Discussion in 'Priority support' started by Ian Danforth, Jan 18, 2019.

  1. I am developing a version of the OpenAI ant model which uses tendons (I will move to muscles in the near future). I am running 1.5 for the time being.

    During training runs that use this model I have encountered each of the following:

    MuJoCo Warning: Nan, Inf or huge value in QPOS at DOF 0. The simulation is unstable. Time = 5.8700
    MuJoCo Warning: Nan, Inf or huge value in QVEL at DOF 0. The simulation is unstable. Time = 31.5900
    MuJoCo Warning: Nan, Inf or huge value in QACC at DOF 0

    I have been unable to reliably replicate this crash making it difficult to debug. I have tried recording and replaying ctrl inputs to the model just prior to the crash but this didn't reproduce the error.

    The model already uses the RK4 solver and I've seen the crash with timesteps down to 0.002. (Though I usually run with a larger timestep).

    I would appreciate help with two things:

    1. What exactly does DOF 0 refer to? How is the DOF numbering mapped to the model?

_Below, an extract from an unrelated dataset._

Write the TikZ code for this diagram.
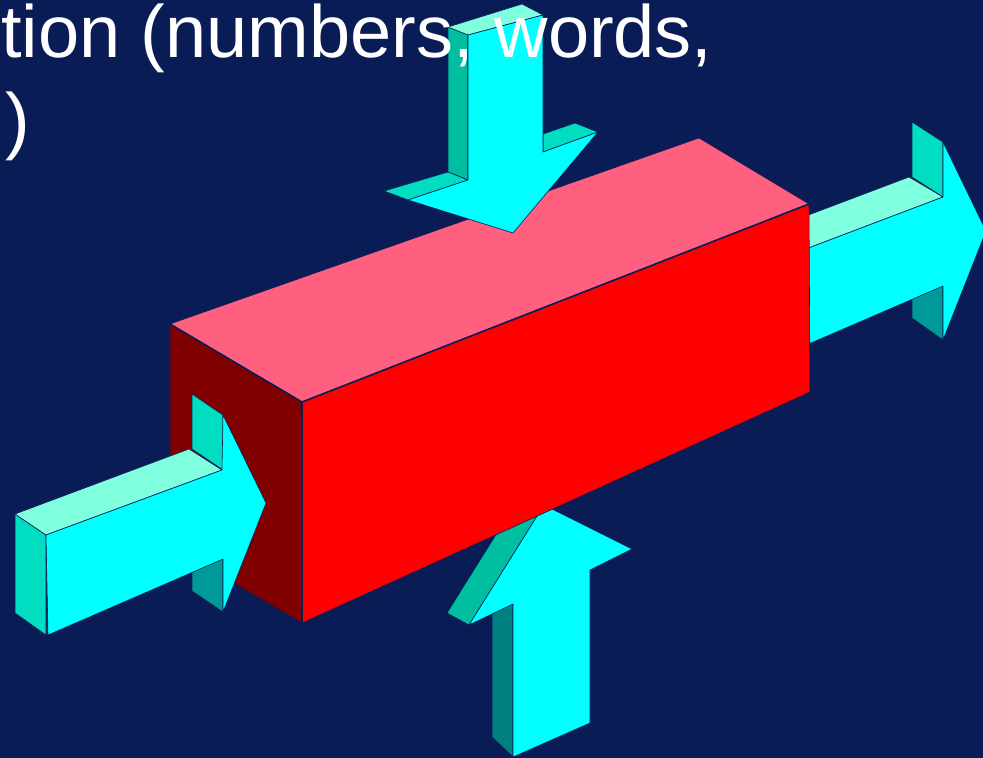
\documentclass[tikz,border=0pt]{standalone}
\usepackage{fontspec}
\setmainfont{Liberation Sans}
\definecolor{bg}{RGB}{10,28,86}
\definecolor{cyanf}{RGB}{0,255,255}
\definecolor{lighttop}{RGB}{128,255,222}
\definecolor{flap}{RGB}{0,221,192}
\definecolor{sideA}{RGB}{0,190,160}
\definecolor{darkflap}{RGB}{0,153,153}
\definecolor{darkside}{RGB}{0,128,128}
\definecolor{boxtop}{RGB}{255,96,128}
\definecolor{boxleft}{RGB}{128,0,0}
\definecolor{boxfront}{RGB}{255,0,0}
\tikzset{
  face/.style={fill=#1, draw=bg, line width=0.6pt, line join=round},
  edgeline/.style={draw=bg, line width=1.6pt},
  slidetext/.style={anchor=base west, inner sep=0pt, text=white, font=\fontsize{74}{86}\selectfont}
}
\begin{document}
\begin{tikzpicture}[x=1pt,y=-1pt]
\useasboundingbox (0,0) rectangle (983,758);
\clip (0,0) rectangle (983,758);
\fill[bg] (0,0) rectangle (983,758);

% right arrow (behind box)
\path[face=lighttop] (790,222) -- (909,177) -- (943,197) -- (790,255) -- cycle;
\path[face=flap] (912,122) -- (943,142) -- (943,197) -- (912,177) -- cycle;
\path[face=darkflap] (912,280) -- (943,286) -- (943,340) -- (912,318) -- cycle;
\path[face=cyanf] (790,255) -- (943,197) -- (943,142) -- (986,231) -- (943,340) -- (943,286) -- (790,352) -- cycle;

% up arrow (behind box)
\path[face=darkside] (492,600) -- (513,592) -- (513,757) -- (492,737) -- cycle;
\path[face=sideA] (447,613) -- (469,625) -- (544,505) -- (522,493) -- cycle;
\path[face=cyanf] (513,757) -- (590,723) -- (590,570) -- (632,549) -- (544,505) -- (469,625) -- (513,604) -- cycle;

% box
\path[face=boxleft] (170,324) -- (302,402) -- (302,623) -- (170,546) -- cycle;
\path[face=boxtop] (170,324) -- (699,138) -- (809,204) -- (302,402) -- cycle;
\path[face=boxfront] (302,402) -- (809,204) -- (810,392) -- (302,623) -- cycle;
\draw[edgeline] (170,324) -- (302,402) -- (809,204);
\draw[edgeline] (302,402) -- (302,623);

% left arrow (in front of box)
\path[face=flap] (15,514) -- (46,535) -- (46,635) -- (15,613) -- cycle;
\path[face=lighttop] (15,514) -- (189,449) -- (222,470) -- (46,535) -- cycle;
\path[face=flap] (192,394) -- (223,415) -- (223,470) -- (192,449) -- cycle;
\path[face=darkflap] (192,550) -- (223,559) -- (223,612) -- (192,591) -- cycle;
\path[face=cyanf] (46,535) -- (222,470) -- (223,415) -- (266,503) -- (223,612) -- (223,559) -- (48,635) -- cycle;

% down arrow (in front of box)
\path[face=sideA] (448,27) -- (468,35) -- (468,180) -- (448,172) -- cycle;
\path[face=lighttop] (448,27) -- (522,4) -- (543,15) -- (468,35) -- cycle;
\path[face=flap] (543,134) -- (575,123) -- (598,132) -- (543,152) -- cycle;
\path[face=flap] (384,191) -- (448,172) -- (468,180) -- (408,200) -- cycle;
\path[face=cyanf] (468,35) -- (543,15) -- (543,152) -- (598,132) -- (513,233) -- (408,200) -- (468,180) -- cycle;

% text
\node[slidetext] (line1) at (1,57) {tion (numbers, words,};
\node[slidetext] (line2) at (5,145) {)};
\end{tikzpicture}
\end{document}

    2. What is the best way to isolate the immediate cause of the above errors?

    While I could guess and check with various parameters and hope it goes away I'd like to understand where the instability arises to be able to prevent future occurences.

    Thank you for any time you spend on this.
     
  2. Emo Todorov

    Emo Todorov Administrator Staff Member

    DOF 0 is the first DOF of the first joint defined in the model. If the model has a root joint, that would be the X-translation of the root. Note that the software only complains about the first DOF with suspicious values. It is possible that the other DOFs have the same problem.

    RK4 is not always more stable than Euler. If there is damping in the joints, Euler with smaller time step is better.

    It is difficult to isolate the "immediate cause" of instability, because everything is interacting with everything else. Try to reduce time steps, increase armature inertias, avoid very small masses and inertias in the model.

    Also, does this happen in contact behaviors or even without contact? You can disable contacts and gravity and see if the model is stable when you perturb it (and make it fly around).